Only two words to describe my reaction when I got my April 2009 copy of Going Places: Shock and awe.
That was before I flipped to my article and went Holy crap.
12 Hours, Going Places, April 2009
I walked past this building, went inside, gabbed excitedly about it to the editor, waxed lyrical about it and yet never in my wildest would expect it to look this good in print.
I guess this is what separates the wannabe (photographers) from the already-theres.
Righto. Back to (amateur) photography 101 for me :(
On the bright side, I never knew buildings could be so exciting.
I perambulated through Dataran Merdeka. Soaked up the atmosphere at Sin Seng Nam over a plate of Hainanese chicken rice. Witnessed the abhisega ceremony at Sri Maha Mariamman Temple, during which Lord Murugan, Lord Ganesh and Seri Mariaamma's figurines are showered with buckets of unguents (yoghurt, milk, saffron, coconut water, honey etc) in individual stalls. Absorbed fascinating historical trivia about Yap Ah Loy and gang at the Taoist Sze Ya temple, named after his “Tze Ya” (an honorific for Yap's subordinates who were killed during the civil war) - one of whom was said to ooze white blood, hence cementing his deity status.
In other words, I played tourist to the hilt and enjoyed every minute of it. Thanks to KL boy, practising architect and ardent conservationist
Most importantly, this walkabout changed my perception about buildings. I finally understood what my passionate historian and architecture buff friend, H, meant by "Buildings are repositories of history.
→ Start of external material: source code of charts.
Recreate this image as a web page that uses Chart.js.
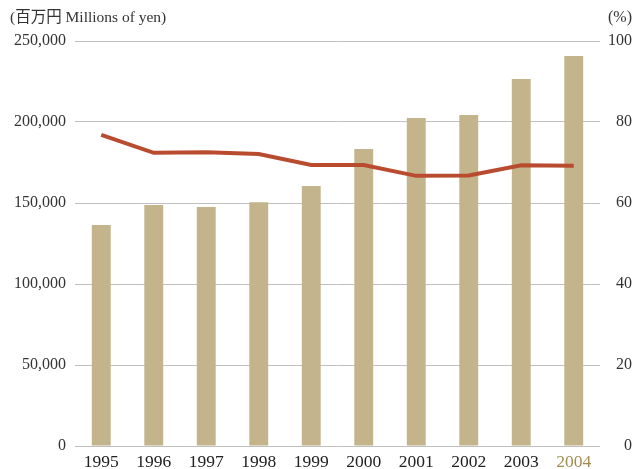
<!DOCTYPE html>
<html>
<head>
<meta charset="utf-8">
<script src="https://cdn.jsdelivr.net/npm/chart.js@4/dist/chart.umd.min.js"></script>
<style>
  html, body { margin: 0; padding: 0; background: #fff; }
  #wrap { width: 635px; height: 469px; position: relative; }
</style>
</head>
<body>
<div id="wrap"><canvas id="c" width="635" height="469"></canvas></div>
<script>
// Fiscal years
const years = ['1995', '1996', '1997', '1998', '1999', '2000', '2001', '2002', '2003', '2004'];
// Amounts, millions of yen (left axis)
const amounts = [136400, 148800, 147500, 150400, 160500, 183300, 202500, 204300, 226500, 240700];
// Ratio, % (right axis)
const ratios = [76.8, 72.4, 72.5, 72.1, 69.4, 69.4, 66.7, 66.8, 69.3, 69.2];
// Axis unit captions
const leftUnit = '(百万円 Millions of yen)';
const rightUnit = '(%)';

const serif = '"Liberation Serif", "DejaVu Serif", serif';
const cjkSerif = '"Liberation Serif", "Noto Sans CJK JP", serif';

const unitCaptions = {
  id: 'unitCaptions',
  afterDraw(chart) {
    const ctx = chart.ctx;
    ctx.save();
    ctx.fillStyle = '#333';
    ctx.font = '15.5px ' + cjkSerif;
    ctx.textBaseline = 'middle';
    ctx.textAlign = 'left';
    ctx.fillText(leftUnit, 10, 18);
    ctx.font = '16px ' + serif;
    ctx.textAlign = 'right';
    ctx.fillText(rightUnit, 632, 18);
    ctx.restore();
  }
};

new Chart(document.getElementById('c'), {
  data: {
    labels: years,
    datasets: [
      {
        type: 'line',
        data: ratios,
        yAxisID: 'yR',
        borderColor: '#b94b2f',
        borderWidth: 4,
        pointRadius: 0,
        tension: 0,
        order: 0
      },
      {
        type: 'bar',
        data: amounts,
        yAxisID: 'yL',
        backgroundColor: '#c4b48b',
        barPercentage: 0.36,
        categoryPercentage: 1,
        order: 1
      }
    ]
  },
  options: {
    responsive: false,
    animation: false,
    layout: { padding: { top: 41, right: 3, left: 0, bottom: 0 } },
    plugins: { legend: { display: false }, tooltip: { enabled: false } },
    scales: {
      x: {
        offset: true,
        grid: { display: false, drawTicks: false },
        border: { display: false },
        ticks: {
          padding: 6,
          maxRotation: 0,
          font: { family: serif, size: 17.5 },
          color: (c) => c.index === 9 ? '#a38c52' : '#222'
        },
        afterFit(s) { s.height = 23; }
      },
      yL: {
        position: 'left',
        min: 0,
        max: 250000,
        grid: { color: '#c0c0c0', lineWidth: 1, drawTicks: false },
        border: { display: false },
        ticks: {
          stepSize: 50000,
          padding: 9,
          font: { family: serif, size: 16 },
          color: '#333',
          callback: (v) => v.toLocaleString('en-US')
        },
        afterFit(s) { s.width = 75; }
      },
      yR: {
        position: 'right',
        min: 0,
        max: 100,
        grid: { display: false, drawTicks: false },
        border: { display: false },
        ticks: {
          stepSize: 20,
          padding: 0,
          crossAlign: 'far',
          font: { family: serif, size: 16 },
          color: '#333'
        },
        afterFit(s) { s.width = 32; }
      }
    }
  },
  plugins: [unitCaptions]
});
</script>
</body>
</html>
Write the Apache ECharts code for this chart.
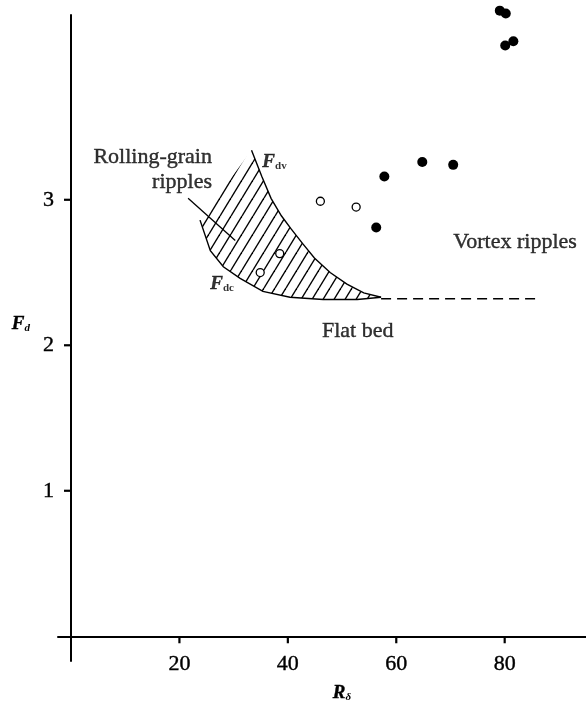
<!DOCTYPE html>
<html>
<head>
<meta charset="utf-8">
<script src="https://cdn.jsdelivr.net/npm/echarts@6/dist/echarts.min.js"></script>
<style>
  html, body { margin: 0; padding: 0; background: #fff; }
  #chart { width: 586px; height: 707px; }
</style>
</head>
<body>
<div id="chart"></div>
<script>
// Measured points: R_delta (x) against F_d (y)
const vortexPoints = [
  [79.1, 4.30], [80.2, 4.28], [80.1, 4.06], [81.6, 4.09],
  [64.8, 3.26], [70.5, 3.24], [57.8, 3.16], [56.3, 2.81]
];
const rollingPoints = [
  [46.0, 2.99], [52.6, 2.95], [38.5, 2.63], [34.9, 2.50]
];

// Boundaries of the rolling-grain ripple band
const fdvCurve = [
  [33.3, 3.34], [35.2, 3.16], [36.9, 3.01], [38.8, 2.89], [40.6, 2.80],
  [42.7, 2.70], [44.9, 2.60], [47.8, 2.50], [50.9, 2.42], [54.0, 2.36],
  [57.2, 2.33]
];
const fdcCurve = [
  [23.8, 2.86], [25.7, 2.65], [28.1, 2.54], [31.2, 2.46], [35.4, 2.37],
  [40.4, 2.33], [46.5, 2.315], [52.8, 2.315], [57.2, 2.33]
];

// Flat-bed threshold beyond the band, and the pointer to the band label
const flatBedLine = [[57.2, 2.32], [85.7, 2.32]];
const pointerLine = [[21.6, 3.01], [30.3, 2.72]];

const xTicks = [20, 40, 60, 80];
const yTicks = [1, 2, 3];

const ink = '#000';
const serif = '"Liberation Serif", "DejaVu Serif", serif';

// Diagonal hatching tile used to fill the band
function hatchTile(w, h, lw) {
  const c = document.createElement('canvas');
  c.width = w; c.height = h;
  const g = c.getContext('2d');
  g.strokeStyle = ink;
  g.lineWidth = lw;
  for (let k = -1; k <= 1; k++) {
    g.beginPath();
    g.moveTo(k * w, h);
    g.lineTo(k * w + w, 0);
    g.stroke();
  }
  return c;
}
const hatch = hatchTile(11, 18, 1.4);

// slight stroke in the text colour gives the print a heavier look
const heavy = { textBorderColor: ink, textBorderWidth: 0.4 };

const subRich = {
  F: Object.assign({ fontFamily: serif, fontStyle: 'italic', fontWeight: 'bold', fontSize: 19, color: ink, lineHeight: 22, verticalAlign: 'bottom' }, heavy),
  s: { fontFamily: serif, fontStyle: 'italic', fontWeight: 'bold', fontSize: 11, color: ink, lineHeight: 8, verticalAlign: 'bottom' },
  u: { fontFamily: serif, fontWeight: 'bold', fontSize: 11, color: ink, lineHeight: 8, verticalAlign: 'bottom' },
  t: Object.assign({ fontFamily: serif, fontSize: 22, color: ink, lineHeight: 25 }, heavy)
};

const chart = echarts.init(document.getElementById('chart'), null, { renderer: 'canvas' });

chart.setOption({
  animation: false,
  backgroundColor: '#fff',
  grid: { left: 58, right: 0, top: 15, bottom: 46, containLabel: false, outerBoundsMode: 'none' },
  xAxis: {
    type: 'value',
    min: -2.4,
    max: 95,
    name: '{F|R}{s|δ}',
    nameLocation: 'middle',
    nameGap: 20,
    nameTextStyle: { rich: subRich, padding: [0, 0, 0, 40] },
    axisLine: { onZero: true, lineStyle: { color: ink, width: 2 } },
    axisTick: { show: false },
    axisLabel: Object.assign({ customValues: xTicks, margin: 14, verticalAlign: 'bottom', lineHeight: 22, fontFamily: serif, fontSize: 22, color: ink }, heavy),
    splitLine: { show: false }
  },
  yAxis: {
    type: 'value',
    min: -0.17,
    max: 4.27,
    name: '{F|F}{s|d}',
    nameLocation: 'middle',
    nameRotate: 0,
    nameGap: 28,
    nameTextStyle: { rich: subRich, padding: [0, 0, 30, 0] },
    axisLine: { onZero: true, lineStyle: { color: ink, width: 2 } },
    axisTick: { show: false },
    axisLabel: Object.assign({ customValues: yTicks, margin: 15, align: 'left', fontFamily: serif, fontSize: 22, color: ink }, heavy),
    splitLine: { show: false }
  },
  series: [
    {
      name: 'band',
      type: 'custom',
      silent: true,
      data: [[0, 0]],
      encode: { x: 0, y: 1 },
      renderItem: function (params, api) {
        const up = fdvCurve.map(p => api.coord(p));
        const lo = fdcCurve.map(p => api.coord(p));
        const poly = up.concat(lo.slice().reverse());
        return {
          type: 'group',
          children: [
            { type: 'polygon', shape: { points: poly }, style: { fill: { image: hatch, repeat: 'repeat' }, stroke: null } },
            { type: 'polyline', shape: { points: up }, style: { stroke: ink, lineWidth: 1.4, fill: null } },
            { type: 'polyline', shape: { points: lo }, style: { stroke: ink, lineWidth: 1.4, fill: null } }
          ]
        };
      }
    },
    {
      name: 'flat bed',
      type: 'line',
      data: flatBedLine,
      symbol: 'none',
      silent: true,
      lineStyle: { color: ink, width: 1.6, type: [10, 6] }
    },
    {
      name: 'pointer',
      type: 'line',
      data: pointerLine,
      symbol: 'none',
      silent: true,
      lineStyle: { color: ink, width: 1.3 }
    },
    {
      name: 'vortex',
      type: 'scatter',
      data: vortexPoints,
      clip: false,
      symbol: 'circle',
      symbolSize: 10,
      itemStyle: { color: ink, opacity: 1 }
    },
    {
      name: 'rolling',
      type: 'scatter',
      data: rollingPoints,
      clip: false,
      symbol: 'circle',
      symbolSize: 8,
      itemStyle: { color: '#fff', borderColor: ink, borderWidth: 1.3, opacity: 1 }
    },
    {
      name: 'annotations',
      type: 'scatter',
      symbolSize: 0,
      silent: true,
      clip: false,
      label: { show: true, rich: subRich, formatter: p => p.data.text },
      data: [
        { value: [26.0, 3.21], text: '{t|Rolling-grain}\n{t|ripples}', label: { position: 'left', distance: 0, align: 'right' } },
        { value: [70.5, 2.71], text: '{t|Vortex ripples}', label: { position: 'right', distance: 0 } },
        { value: [46.3, 2.10], text: '{t|Flat bed}', label: { position: 'right', distance: 0 } },
        { value: [35.3, 3.27], text: '{F|F}{u|dv}', label: { position: 'right', distance: 0 } },
        { value: [25.7, 2.43], text: '{F|F}{u|dc}', label: { position: 'right', distance: 0 } }
      ]
    }
  ]
});

// Tick marks on the axes crossing at the origin, placed through the axis scales
const tickMarks = [];
xTicks.forEach(v => {
  const p = chart.convertToPixel({ gridIndex: 0 }, [v, 0]);
  tickMarks.push({ type: 'rect', z: 100, silent: true, shape: { x: p[0] - 1.1, y: p[1], width: 2.2, height: 7 }, style: { fill: ink } });
});
yTicks.forEach(v => {
  const p = chart.convertToPixel({ gridIndex: 0 }, [0, v]);
  tickMarks.push({ type: 'rect', z: 100, silent: true, shape: { x: p[0] - 7, y: p[1] - 1.1, width: 7, height: 2.2 }, style: { fill: ink } });
});
chart.setOption({ graphic: { elements: tickMarks } });
</script>
</body>
</html>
All human stories have an indisputable connection with different buildings."
The happy side effect?
These days I drive my friends batty when they drive me around and I go, "Hey, that's art deco" or "Oh look Moorish architecture"
The Chinese will say, "Sik siew siew pan toi piew" (Know a little but pretend to be an authority on the subject) :P
Ok, H, what were you saying about a crash course in architecture?